Allannah: Curriculum Reform

Transcript: 

Allannah:

The basic theory behind the education reform is to develop competency, apart from acquiring masses of information. So there are cross-curricular competencies, where students are supposed to be able to apply knowledge that they've learned from for example, geography. So you're supposed to be able to look at a geographical situation and to make reasoned judgments based on that. Then there are learning competencies, where you show the ability to manipulate information, to be self-critical, to look at a variety of sources for your research.

Essentially it's meant to create um, intense learners, people who have the capacity to learn outside the school system too. It's a terrific system for higher-order learners who have curiosity, who make those kinds of connections between subjects already; it's a great system for that. For kids that don't have a great body of acquired knowledge before they arrive at school it's a little iffier, because you're asking them to do two or three stages of learning all at once, and they haven't necessarily got the groundwork to do that.

One of the things that I thought was really fun was um, one of the tasks was to compare the garbage collection system in Montreal and Cairo - which would be a lot of fun if you had a clue where Cairo was. It's that type of thing that doesn't seem to translate into our particular environment. But it's a great idea on paper.

Miriam: How has James Lyng been coping with the demands of the reform? - Given that it is not necessarily ...

Allannah:

It's been very very difficult and very confusing for a lot of the teachers who are trying to get basic skills taught. And it was fine up until these standard evaluations. The theory is that you have two years, grade 7 and 8 to acquire all the um to master all the competencies of cycle 1. So in theory what you don't catch in the first year, you pick up in the second, in practice if you fall far enough behind in the first year, it's almost impossible to make it up in the second, and then you have these standardized evaluations at the end, so it's been very very stressful for the teachers.

Plus there are no materials, the textbooks haven't been translated yet, the uh, well essentially the textbooks haven't been translated, that's probably the biggest problem, so teachers are scrambling to find materials on the internet to work with projects. In some ways, it's a big opportunity for the community-learning centre because we can go out and find the resources in the community. In another sense it's a real handicap for the teachers, who are basically taught to instruct using instructional materials - it's been a challenge.

Miriam: So there's no way, schools don't set their own learning goals. Was there ever a point in Quebec where schools got to say okay well this is our student body here's what we think?

Allannah:

Yeah I think when we made our application for gerautrement phase 1 that was the idea, now it's called "New approaches, New solutions", it was an initiative on the part actually of the old pequiste government to adapt educational reform to particular types of schools. So they pumped all this money into schools in economically challenged areas, and said to them, basically; "Listen go and do what you think is best." So we had that very brief three years where they let us do what we thought was best, and I think we were doing quite well then.

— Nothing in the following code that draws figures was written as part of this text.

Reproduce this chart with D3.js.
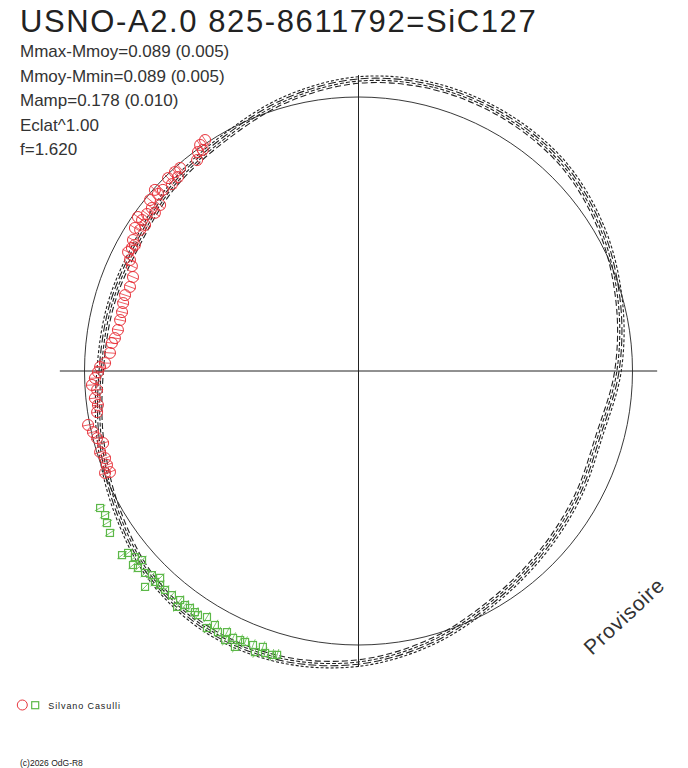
<!DOCTYPE html>
<meta charset="utf-8">
<script src="https://d3js.org/d3.v7.min.js"></script>
<style>
  body { margin: 0; background: #fff; }
  text { font-family: "Liberation Sans", Arial, sans-serif; fill: #222; }
</style>
<div id="chart"></div>
<script>

// header text
const title = "USNO-A2.0 825-8611792=SiC127";
const stats = ["Mmax-Mmoy=0.089 (0.005)", "Mmoy-Mmin=0.089 (0.005)", "Mamp=0.178 (0.010)", "Eclat^1.00", "f=1.620"];

// fitted light curve, radius (circle = 1) every 15 degrees of phase, clockwise from top
const curveAngles = [0, 15, 30, 45, 60, 75, 90, 105, 120, 135, 150, 165,
  180, 195, 210, 225, 240, 255, 270, 285, 300, 315, 330, 345];
const curveRadii = [1.062, 1.075, 1.074, 1.062, 1.027, 0.985, 0.947, 0.910, 0.922, 0.943, 0.975, 1.024,
  1.066, 1.090, 1.094, 1.068, 1.018, 0.975, 0.943, 0.936, 0.933, 0.958, 0.982, 1.026];
// the several fits drawn on top of each other
const curveSpread = [-0.012, -0.004, 0.004, 0.012];
const curveDash = ["6,3", "4,2", "8,3", "3,2"];

// first session (red circles)
const redX = [-0.560, -0.578, -0.568, -0.586, -0.589, -0.651, -0.670, -0.659, -0.695, -0.681,
  -0.714, -0.732, -0.743, -0.761, -0.724, -0.754, -0.772, -0.743, -0.790, -0.805,
  -0.797, -0.816, -0.779, -0.823, -0.827, -0.841, -0.816, -0.834, -0.827, -0.823,
  -0.834, -0.852, -0.859, -0.863, -0.870, -0.878, -0.889, -0.900, -0.907, -0.925,
  -0.943, -0.951, -0.962, -0.973, -0.954, -0.962, -0.951, -0.954, -0.987, -0.969,
  -0.954, -0.932, -0.943, -0.925, -0.918, -0.925, -0.907];
const redY = [0.843, 0.825, 0.807, 0.799, 0.770, 0.741, 0.726, 0.708, 0.704, 0.682,
  0.661, 0.646, 0.661, 0.624, 0.606, 0.595, 0.573, 0.577, 0.551, 0.562,
  0.515, 0.522, 0.533, 0.478, 0.449, 0.434, 0.460, 0.405, 0.383, 0.343,
  0.307, 0.277, 0.248, 0.215, 0.186, 0.150, 0.120, 0.102, 0.066, 0.029,
  0.015, -0.004, -0.026, -0.051, -0.069, -0.099, -0.124, -0.150, -0.197, -0.223,
  -0.245, -0.263, -0.296, -0.318, -0.343, -0.372, -0.369];

// second session (green squares)
const greenX = [-0.943, -0.925, -0.918, -0.907, -0.863, -0.841, -0.816, -0.790, -0.805, -0.779,
  -0.754, -0.779, -0.743, -0.724, -0.706, -0.681, -0.651, -0.662, -0.633, -0.615,
  -0.586, -0.553, -0.553, -0.524, -0.513, -0.480, -0.458, -0.451, -0.414, -0.385,
  -0.349, -0.378, -0.341, -0.316, -0.297, -0.597, -0.724, -0.823, -0.432, -0.487];
const greenY = [-0.500, -0.526, -0.555, -0.591, -0.672, -0.664, -0.679, -0.690, -0.719, -0.737,
  -0.745, -0.788, -0.770, -0.781, -0.799, -0.818, -0.836, -0.861, -0.854, -0.865,
  -0.891, -0.898, -0.938, -0.927, -0.953, -0.953, -0.974, -1.007, -0.989, -1.000,
  -1.007, -1.026, -1.029, -1.036, -1.036, -0.880, -0.755, -0.708, -0.982, -0.982];

const observer = "Silvano Casulli";
const credit = "(c)2026 OdG-R8";

const width = 688, height = 768;
const cx = 358.5, cy = 371, R = 274;
const red = "#e8353d", green = "#5cb848";

const svg = d3.select("#chart").append("svg")
  .attr("width", width)
  .attr("height", height);

const x = d3.scaleLinear().domain([-1, 1]).range([cx - R, cx + R]);
const y = d3.scaleLinear().domain([-1, 1]).range([cy + R, cy - R]);
const r = d3.scaleLinear().domain([0, 1]).range([0, R]);

// crosshair
svg.append("line")
  .attr("x1", x(-1.09)).attr("x2", x(1.09))
  .attr("y1", y(0)).attr("y2", y(0))
  .attr("stroke", "#222").attr("stroke-width", 1);
svg.append("line")
  .attr("x1", x(0)).attr("x2", x(0))
  .attr("y1", y(1.08)).attr("y2", y(-1.08))
  .attr("stroke", "#222").attr("stroke-width", 1);

// reference circle
svg.append("circle")
  .attr("cx", x(0)).attr("cy", y(0)).attr("r", r(1))
  .attr("fill", "none").attr("stroke", "#222").attr("stroke-width", 0.9);

// fitted curves
const curvePts = curveAngles.map((a, i) => [a, curveRadii[i]]);
const gCurve = svg.append("g").attr("transform", "translate(" + x(0) + "," + y(0) + ")");
curveSpread.forEach((off, k) => {
  const line = d3.lineRadial()
    .angle(d => d[0] * Math.PI / 180)
    .radius(d => r(d[1] + off))
    .curve(d3.curveCardinalClosed);
  gCurve.append("path")
    .attr("d", line(curvePts))
    .attr("fill", "none")
    .attr("stroke", "#222")
    .attr("stroke-width", 1.1)
    .attr("stroke-dasharray", curveDash[k]);
});

// radial error bar for a point
function errBar(g, px, py, color) {
  const len = Math.sqrt(px * px + py * py);
  const ux = px / len, uy = py / len, e = 0.022;
  g.append("line")
    .attr("x1", x(px - ux * e)).attr("y1", y(py - uy * e))
    .attr("x2", x(px + ux * e)).attr("y2", y(py + uy * e))
    .attr("stroke", color).attr("stroke-width", 0.8);
}

const gRed = svg.append("g");
redX.forEach((px, i) => {
  errBar(gRed, px, redY[i], red);
  gRed.append("circle")
    .attr("cx", x(px)).attr("cy", y(redY[i])).attr("r", 5.5)
    .attr("fill", "none").attr("stroke", red).attr("stroke-width", 1);
});

const gGreen = svg.append("g");
greenX.forEach((px, i) => {
  errBar(gGreen, px, greenY[i], green);
  gGreen.append("rect")
    .attr("x", x(px) - 3.5).attr("y", y(greenY[i]) - 3.5)
    .attr("width", 7).attr("height", 7)
    .attr("fill", "none").attr("stroke", green).attr("stroke-width", 1.2);
});

// title and stats
svg.append("text")
  .attr("x", 20).attr("y", 32)
  .style("font-size", "31px")
  .style("letter-spacing", "1.6px")
  .text(title);

svg.selectAll(".stat")
  .data(stats)
  .enter().append("text")
  .attr("class", "stat")
  .attr("x", 20)
  .attr("y", (d, i) => 57 + i * 24.5)
  .style("font-size", "17px")
  .style("fill", "#333")
  .text(d => d);

// watermark
svg.append("text")
  .attr("transform", "translate(592,656) rotate(-43)")
  .style("font-size", "21px")
  .style("letter-spacing", "0.8px")
  .style("fill", "#333")
  .text("Provisoire");

// legend
svg.append("circle")
  .attr("cx", 22.3).attr("cy", 705).attr("r", 5)
  .attr("fill", "none").attr("stroke", red).attr("stroke-width", 1);
svg.append("rect")
  .attr("x", 31.7).attr("y", 701.7).attr("width", 7).attr("height", 7)
  .attr("fill", "none").attr("stroke", green).attr("stroke-width", 1.2);
svg.append("text")
  .attr("x", 48.3).attr("y", 709)
  .style("font-size", "9px")
  .style("letter-spacing", "0.9px")
  .text(observer);

svg.append("text")
  .attr("x", 20).attr("y", 766)
  .style("font-size", "8.5px")
  .text(credit);

</script>
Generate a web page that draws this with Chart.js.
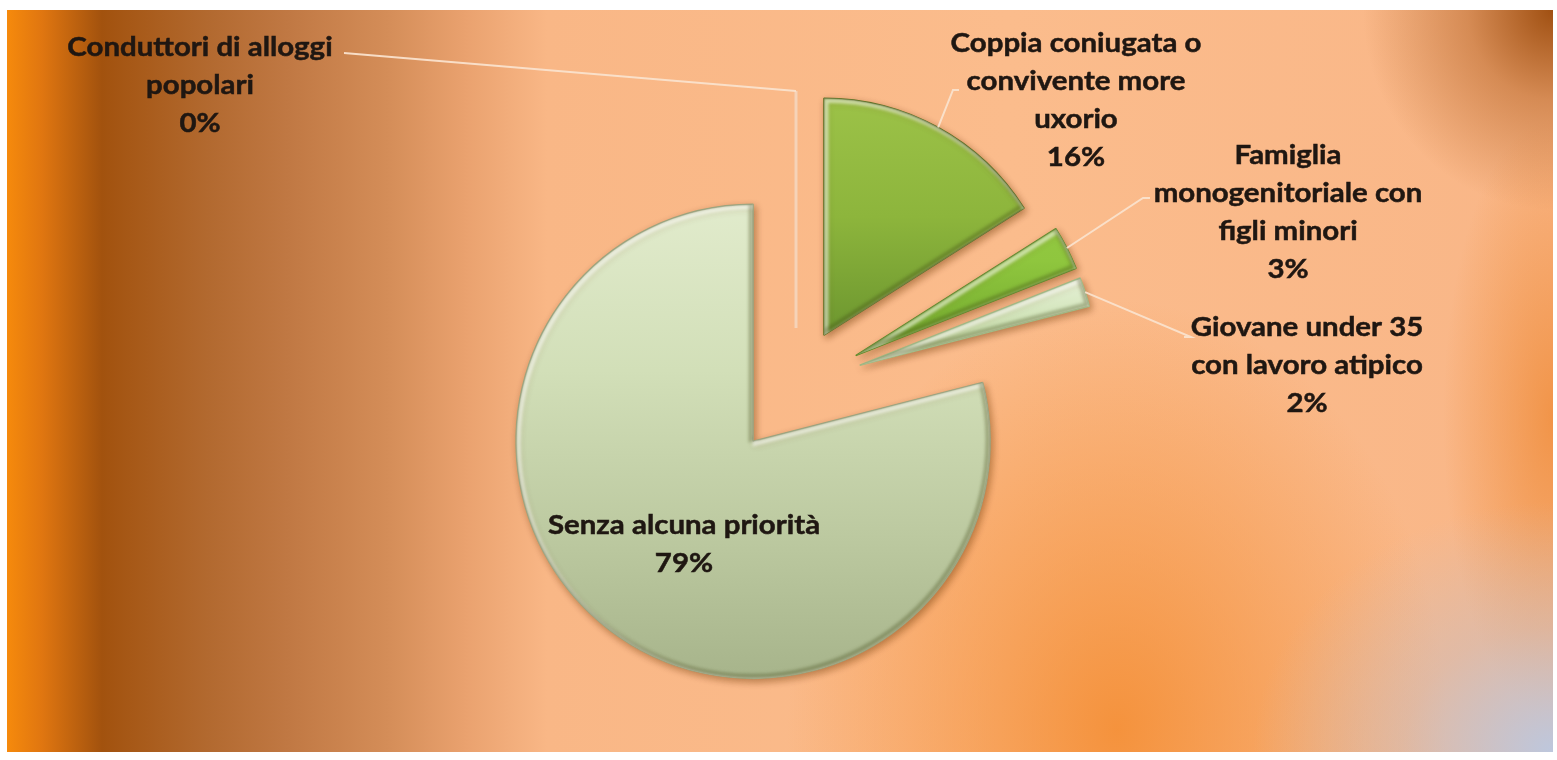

Miriam: It sounds very similar to what the reform is?

Allannah:

It should have been, it should have been, but the freedom was lost. Instead of our saying that we wanted to study endangered species, we had a the reform saying that you have to study these particular types of systems in science, you have to talk about reproduction you have to talk about... Anyhow there were specific themes that had to be covered, whereas we were trying to take the theme and look for the applications that suited the environment and what our kids could ingest.

Mir: So in a way it...

Allannah: The reform sounds so great, and everything about is terrific - except for the evaluations.

Miriam: No no, I was gonna say it sounds a lot like Matt's sort of like, we're going to do a PSA 'cause it's a great way to learn, and then Crystal saying "well actually what we really wanted to do, and what we said last year, was a comedy" So it's kind of a, it's interesting even from the top this idea of choice becomes really...

Allannah:

Limited. But that's a function of institutions. As soon as you institutionalize anything, it's not quick enough to be adaptive anymore. It's a big old structure with lots of consultants and you know people writing programs and people coming in to sell materials and resources and it's just a big blob.